**SHORT EXERCISE**:
Filter the data for lines with the word "matplotlib", then copy every line so identified.

Rows from a dataset of charts and code:
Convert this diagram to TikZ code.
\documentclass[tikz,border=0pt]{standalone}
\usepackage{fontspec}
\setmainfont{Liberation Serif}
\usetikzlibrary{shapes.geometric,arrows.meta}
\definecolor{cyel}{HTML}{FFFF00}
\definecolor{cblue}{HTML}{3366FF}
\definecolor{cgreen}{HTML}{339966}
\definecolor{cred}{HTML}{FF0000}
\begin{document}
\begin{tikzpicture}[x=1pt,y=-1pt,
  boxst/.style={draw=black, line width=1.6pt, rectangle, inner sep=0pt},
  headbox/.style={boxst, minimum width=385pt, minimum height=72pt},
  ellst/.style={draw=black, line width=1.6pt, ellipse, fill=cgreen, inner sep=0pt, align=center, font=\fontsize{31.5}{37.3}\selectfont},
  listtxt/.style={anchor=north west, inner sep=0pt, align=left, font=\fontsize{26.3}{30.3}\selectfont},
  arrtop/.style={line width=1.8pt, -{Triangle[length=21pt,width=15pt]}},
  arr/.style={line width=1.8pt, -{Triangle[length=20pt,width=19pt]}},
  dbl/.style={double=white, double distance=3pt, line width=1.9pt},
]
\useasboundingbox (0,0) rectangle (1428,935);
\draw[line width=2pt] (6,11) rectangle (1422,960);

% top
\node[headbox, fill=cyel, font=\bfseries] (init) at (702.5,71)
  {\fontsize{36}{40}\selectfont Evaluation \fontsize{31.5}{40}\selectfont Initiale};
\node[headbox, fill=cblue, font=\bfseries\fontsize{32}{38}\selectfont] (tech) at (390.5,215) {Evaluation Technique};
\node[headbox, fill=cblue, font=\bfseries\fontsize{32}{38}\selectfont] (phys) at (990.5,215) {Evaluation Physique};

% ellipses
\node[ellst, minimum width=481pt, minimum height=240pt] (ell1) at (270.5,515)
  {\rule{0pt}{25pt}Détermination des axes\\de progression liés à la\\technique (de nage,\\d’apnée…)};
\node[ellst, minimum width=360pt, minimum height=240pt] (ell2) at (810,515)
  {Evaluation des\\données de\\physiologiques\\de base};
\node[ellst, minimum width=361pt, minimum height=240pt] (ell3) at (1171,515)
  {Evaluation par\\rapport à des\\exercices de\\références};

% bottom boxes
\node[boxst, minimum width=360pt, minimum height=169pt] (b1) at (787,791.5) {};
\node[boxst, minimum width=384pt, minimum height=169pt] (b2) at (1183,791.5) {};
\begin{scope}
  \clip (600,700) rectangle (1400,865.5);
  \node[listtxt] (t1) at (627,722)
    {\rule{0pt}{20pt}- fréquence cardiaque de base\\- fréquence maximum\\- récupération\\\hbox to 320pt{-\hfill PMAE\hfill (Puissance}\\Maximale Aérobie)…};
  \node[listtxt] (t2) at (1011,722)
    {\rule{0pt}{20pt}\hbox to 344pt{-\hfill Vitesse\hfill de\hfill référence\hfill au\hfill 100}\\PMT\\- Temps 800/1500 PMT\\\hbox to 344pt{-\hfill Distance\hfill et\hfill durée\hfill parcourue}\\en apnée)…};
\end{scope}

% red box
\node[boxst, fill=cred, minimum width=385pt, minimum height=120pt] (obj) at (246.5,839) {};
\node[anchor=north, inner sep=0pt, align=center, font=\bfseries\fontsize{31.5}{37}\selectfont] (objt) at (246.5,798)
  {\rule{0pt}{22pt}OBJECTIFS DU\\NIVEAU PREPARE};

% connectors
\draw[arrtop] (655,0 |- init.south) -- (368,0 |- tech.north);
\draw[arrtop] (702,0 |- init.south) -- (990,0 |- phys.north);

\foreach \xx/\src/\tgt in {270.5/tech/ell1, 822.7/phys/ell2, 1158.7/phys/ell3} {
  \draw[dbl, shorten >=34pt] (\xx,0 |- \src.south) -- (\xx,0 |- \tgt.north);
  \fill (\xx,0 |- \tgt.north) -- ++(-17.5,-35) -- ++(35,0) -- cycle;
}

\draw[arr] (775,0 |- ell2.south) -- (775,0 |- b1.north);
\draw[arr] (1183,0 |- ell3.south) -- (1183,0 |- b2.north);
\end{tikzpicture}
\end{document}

--

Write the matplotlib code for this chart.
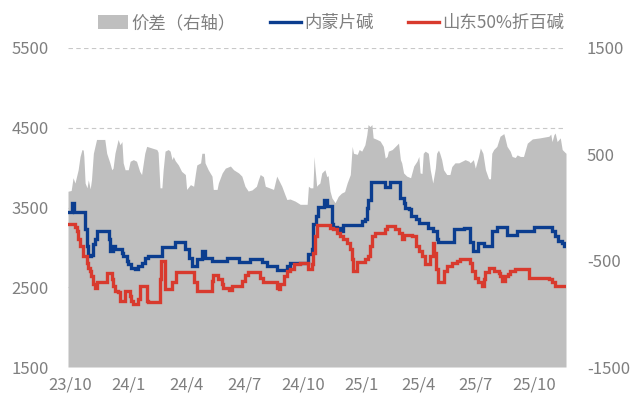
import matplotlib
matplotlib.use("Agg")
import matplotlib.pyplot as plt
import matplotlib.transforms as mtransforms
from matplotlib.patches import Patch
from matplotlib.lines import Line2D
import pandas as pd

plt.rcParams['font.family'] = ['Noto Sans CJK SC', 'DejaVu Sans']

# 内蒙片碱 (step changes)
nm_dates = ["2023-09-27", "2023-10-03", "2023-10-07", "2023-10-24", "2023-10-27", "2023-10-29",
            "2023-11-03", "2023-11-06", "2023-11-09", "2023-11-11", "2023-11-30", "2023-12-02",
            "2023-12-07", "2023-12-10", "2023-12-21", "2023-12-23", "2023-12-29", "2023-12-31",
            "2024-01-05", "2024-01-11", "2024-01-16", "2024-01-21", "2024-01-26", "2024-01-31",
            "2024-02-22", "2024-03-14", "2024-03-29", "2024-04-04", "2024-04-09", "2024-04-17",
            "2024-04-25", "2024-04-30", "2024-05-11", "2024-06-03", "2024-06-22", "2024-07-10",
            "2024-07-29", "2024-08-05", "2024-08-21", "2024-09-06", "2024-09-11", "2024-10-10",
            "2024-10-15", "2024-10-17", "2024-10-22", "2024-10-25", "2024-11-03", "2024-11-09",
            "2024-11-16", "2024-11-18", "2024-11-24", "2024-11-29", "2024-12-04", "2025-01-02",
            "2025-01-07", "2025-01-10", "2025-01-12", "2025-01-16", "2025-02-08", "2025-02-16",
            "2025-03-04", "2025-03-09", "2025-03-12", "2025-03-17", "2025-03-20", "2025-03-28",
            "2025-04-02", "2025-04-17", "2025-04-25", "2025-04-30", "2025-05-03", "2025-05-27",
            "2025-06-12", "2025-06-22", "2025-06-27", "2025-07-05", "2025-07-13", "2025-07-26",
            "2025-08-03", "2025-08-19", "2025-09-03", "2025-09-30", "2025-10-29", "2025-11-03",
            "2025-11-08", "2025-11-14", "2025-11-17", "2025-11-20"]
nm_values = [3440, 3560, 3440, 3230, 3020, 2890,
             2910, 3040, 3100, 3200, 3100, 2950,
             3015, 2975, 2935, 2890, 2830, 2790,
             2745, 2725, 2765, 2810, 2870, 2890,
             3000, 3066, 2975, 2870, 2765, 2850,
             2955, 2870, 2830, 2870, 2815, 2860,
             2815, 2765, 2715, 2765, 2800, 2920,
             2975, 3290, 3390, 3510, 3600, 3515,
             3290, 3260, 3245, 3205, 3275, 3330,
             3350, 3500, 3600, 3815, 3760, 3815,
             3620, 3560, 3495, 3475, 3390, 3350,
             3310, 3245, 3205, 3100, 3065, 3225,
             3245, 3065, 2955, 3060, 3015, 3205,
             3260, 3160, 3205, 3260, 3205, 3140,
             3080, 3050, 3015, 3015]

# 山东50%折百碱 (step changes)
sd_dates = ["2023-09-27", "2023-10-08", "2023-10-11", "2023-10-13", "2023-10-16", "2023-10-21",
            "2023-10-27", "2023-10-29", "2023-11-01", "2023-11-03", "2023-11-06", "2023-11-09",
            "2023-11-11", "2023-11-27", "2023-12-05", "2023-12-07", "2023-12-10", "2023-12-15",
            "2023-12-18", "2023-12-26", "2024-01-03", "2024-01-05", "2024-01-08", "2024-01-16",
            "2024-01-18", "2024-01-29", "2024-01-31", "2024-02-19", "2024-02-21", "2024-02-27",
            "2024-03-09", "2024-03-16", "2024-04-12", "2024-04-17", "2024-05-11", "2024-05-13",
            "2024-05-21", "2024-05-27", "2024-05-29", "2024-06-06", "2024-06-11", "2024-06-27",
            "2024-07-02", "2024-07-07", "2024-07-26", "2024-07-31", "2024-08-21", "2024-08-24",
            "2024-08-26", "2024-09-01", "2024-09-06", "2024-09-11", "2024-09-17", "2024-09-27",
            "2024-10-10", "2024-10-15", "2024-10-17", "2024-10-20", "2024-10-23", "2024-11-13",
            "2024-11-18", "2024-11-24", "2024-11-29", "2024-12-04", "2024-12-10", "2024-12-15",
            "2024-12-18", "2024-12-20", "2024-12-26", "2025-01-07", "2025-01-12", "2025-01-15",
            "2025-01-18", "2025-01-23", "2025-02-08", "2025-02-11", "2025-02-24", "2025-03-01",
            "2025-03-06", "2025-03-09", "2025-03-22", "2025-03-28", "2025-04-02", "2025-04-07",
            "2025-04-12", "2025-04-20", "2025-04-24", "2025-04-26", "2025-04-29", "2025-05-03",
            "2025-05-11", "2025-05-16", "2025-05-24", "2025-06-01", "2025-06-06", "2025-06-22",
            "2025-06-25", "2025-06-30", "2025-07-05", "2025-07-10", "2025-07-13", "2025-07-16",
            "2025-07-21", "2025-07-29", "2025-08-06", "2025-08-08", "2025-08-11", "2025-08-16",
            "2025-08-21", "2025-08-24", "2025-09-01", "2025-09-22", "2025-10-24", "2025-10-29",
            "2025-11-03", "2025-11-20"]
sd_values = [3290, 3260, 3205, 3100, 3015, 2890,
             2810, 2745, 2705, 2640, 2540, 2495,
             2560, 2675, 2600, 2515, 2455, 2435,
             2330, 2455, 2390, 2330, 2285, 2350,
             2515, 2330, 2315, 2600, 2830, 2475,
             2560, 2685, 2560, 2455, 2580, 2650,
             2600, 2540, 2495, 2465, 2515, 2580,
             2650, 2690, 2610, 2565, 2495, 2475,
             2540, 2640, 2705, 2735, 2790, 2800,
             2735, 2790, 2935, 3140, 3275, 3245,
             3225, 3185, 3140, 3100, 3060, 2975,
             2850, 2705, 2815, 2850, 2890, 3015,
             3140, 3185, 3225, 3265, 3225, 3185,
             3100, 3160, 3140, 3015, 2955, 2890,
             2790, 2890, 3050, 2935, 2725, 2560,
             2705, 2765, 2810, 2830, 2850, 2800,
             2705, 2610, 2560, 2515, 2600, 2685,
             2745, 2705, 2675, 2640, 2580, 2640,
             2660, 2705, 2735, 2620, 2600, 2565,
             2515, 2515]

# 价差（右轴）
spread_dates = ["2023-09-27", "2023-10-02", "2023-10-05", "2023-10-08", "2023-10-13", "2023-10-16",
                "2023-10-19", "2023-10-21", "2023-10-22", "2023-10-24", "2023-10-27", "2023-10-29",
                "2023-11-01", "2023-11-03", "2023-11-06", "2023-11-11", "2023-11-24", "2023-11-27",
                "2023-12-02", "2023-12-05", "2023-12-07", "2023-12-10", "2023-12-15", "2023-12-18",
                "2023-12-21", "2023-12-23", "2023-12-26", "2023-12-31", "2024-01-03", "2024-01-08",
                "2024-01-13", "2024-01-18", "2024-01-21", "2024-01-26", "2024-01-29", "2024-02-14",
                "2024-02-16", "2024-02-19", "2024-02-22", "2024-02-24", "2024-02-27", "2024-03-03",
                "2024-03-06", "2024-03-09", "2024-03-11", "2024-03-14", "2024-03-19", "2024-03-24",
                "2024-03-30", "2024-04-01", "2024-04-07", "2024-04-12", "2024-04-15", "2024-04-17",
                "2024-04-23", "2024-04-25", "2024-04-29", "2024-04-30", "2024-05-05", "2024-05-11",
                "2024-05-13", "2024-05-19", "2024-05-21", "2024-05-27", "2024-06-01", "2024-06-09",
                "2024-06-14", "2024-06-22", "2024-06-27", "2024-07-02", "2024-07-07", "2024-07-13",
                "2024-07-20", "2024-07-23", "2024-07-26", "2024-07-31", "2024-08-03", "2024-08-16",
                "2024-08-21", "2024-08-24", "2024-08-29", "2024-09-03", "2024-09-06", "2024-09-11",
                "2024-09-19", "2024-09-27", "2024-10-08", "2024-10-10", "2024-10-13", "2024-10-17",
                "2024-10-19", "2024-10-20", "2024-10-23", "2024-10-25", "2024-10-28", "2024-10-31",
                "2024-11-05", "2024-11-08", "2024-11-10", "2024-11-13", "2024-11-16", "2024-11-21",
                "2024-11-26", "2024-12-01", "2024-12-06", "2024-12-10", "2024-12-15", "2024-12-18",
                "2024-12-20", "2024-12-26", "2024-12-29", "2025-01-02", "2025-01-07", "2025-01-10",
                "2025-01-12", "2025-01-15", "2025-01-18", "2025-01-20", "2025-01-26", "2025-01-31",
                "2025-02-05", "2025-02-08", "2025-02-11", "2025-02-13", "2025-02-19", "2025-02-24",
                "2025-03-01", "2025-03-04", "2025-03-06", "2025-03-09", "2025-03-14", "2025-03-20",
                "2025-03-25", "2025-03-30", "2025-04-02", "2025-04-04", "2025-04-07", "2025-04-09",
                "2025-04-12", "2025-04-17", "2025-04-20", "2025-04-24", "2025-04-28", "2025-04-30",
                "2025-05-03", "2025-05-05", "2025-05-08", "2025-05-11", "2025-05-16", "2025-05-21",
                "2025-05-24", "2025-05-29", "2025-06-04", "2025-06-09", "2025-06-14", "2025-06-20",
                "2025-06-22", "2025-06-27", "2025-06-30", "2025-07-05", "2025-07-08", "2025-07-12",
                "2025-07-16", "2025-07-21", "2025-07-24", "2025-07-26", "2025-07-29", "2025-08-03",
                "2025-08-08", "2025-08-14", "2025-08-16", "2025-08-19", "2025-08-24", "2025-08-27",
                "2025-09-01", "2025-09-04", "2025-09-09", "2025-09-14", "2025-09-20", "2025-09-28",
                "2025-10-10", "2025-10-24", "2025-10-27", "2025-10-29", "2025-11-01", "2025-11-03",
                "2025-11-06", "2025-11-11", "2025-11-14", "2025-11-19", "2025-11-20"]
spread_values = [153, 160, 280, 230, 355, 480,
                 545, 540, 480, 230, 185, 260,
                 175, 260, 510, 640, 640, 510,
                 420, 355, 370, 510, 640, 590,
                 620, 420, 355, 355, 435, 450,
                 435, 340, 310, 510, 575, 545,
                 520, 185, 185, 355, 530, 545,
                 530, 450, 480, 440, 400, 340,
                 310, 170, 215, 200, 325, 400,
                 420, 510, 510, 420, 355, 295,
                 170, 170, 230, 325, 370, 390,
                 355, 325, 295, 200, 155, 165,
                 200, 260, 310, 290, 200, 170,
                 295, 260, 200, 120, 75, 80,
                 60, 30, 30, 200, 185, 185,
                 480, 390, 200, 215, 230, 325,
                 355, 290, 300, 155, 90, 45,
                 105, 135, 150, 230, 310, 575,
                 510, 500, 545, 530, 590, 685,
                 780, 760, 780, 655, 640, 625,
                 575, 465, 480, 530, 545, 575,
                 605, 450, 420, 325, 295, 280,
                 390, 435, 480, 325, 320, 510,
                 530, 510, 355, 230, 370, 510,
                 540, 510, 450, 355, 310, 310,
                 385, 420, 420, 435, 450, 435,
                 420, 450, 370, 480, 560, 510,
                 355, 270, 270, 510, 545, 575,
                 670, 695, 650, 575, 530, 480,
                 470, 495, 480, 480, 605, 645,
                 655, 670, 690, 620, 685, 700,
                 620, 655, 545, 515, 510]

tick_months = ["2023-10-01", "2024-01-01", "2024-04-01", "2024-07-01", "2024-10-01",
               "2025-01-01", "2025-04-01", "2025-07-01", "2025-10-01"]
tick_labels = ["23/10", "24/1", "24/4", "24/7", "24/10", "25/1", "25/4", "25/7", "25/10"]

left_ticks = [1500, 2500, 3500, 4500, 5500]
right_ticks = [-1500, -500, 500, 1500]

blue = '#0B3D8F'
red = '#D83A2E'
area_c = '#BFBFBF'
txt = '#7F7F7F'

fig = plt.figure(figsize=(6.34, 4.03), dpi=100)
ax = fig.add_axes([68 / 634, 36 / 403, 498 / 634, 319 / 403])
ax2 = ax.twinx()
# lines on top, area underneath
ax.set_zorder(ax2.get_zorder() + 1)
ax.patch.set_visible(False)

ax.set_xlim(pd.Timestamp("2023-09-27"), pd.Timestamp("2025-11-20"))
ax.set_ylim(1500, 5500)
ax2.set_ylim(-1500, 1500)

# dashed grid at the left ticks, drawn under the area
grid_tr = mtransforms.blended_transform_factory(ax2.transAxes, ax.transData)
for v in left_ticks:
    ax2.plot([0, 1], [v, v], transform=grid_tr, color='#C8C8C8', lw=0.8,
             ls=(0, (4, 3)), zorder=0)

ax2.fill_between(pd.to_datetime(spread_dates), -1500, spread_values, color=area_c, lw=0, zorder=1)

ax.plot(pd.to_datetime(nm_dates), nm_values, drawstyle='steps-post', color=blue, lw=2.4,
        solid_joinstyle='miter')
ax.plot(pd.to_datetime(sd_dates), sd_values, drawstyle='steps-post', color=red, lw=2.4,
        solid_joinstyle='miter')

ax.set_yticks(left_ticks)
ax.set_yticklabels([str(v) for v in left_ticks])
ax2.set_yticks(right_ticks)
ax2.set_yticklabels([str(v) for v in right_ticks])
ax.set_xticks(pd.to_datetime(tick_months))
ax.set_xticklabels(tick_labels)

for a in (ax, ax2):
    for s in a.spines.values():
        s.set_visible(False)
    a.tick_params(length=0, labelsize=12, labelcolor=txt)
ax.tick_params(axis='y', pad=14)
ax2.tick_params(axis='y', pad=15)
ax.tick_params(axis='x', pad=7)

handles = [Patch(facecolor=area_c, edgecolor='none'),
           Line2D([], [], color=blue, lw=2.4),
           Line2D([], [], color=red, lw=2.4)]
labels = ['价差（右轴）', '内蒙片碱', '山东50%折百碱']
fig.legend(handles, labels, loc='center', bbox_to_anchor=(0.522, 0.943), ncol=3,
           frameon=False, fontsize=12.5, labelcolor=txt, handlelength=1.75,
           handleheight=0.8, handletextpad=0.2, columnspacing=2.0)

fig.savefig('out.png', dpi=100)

**RESULT OF THIS EXERCISE**:
Write the matplotlib code for this chart.
import matplotlib
matplotlib.use("Agg")
import matplotlib.pyplot as plt
import matplotlib.transforms as mtransforms
from matplotlib.patches import Patch
from matplotlib.lines import Line2D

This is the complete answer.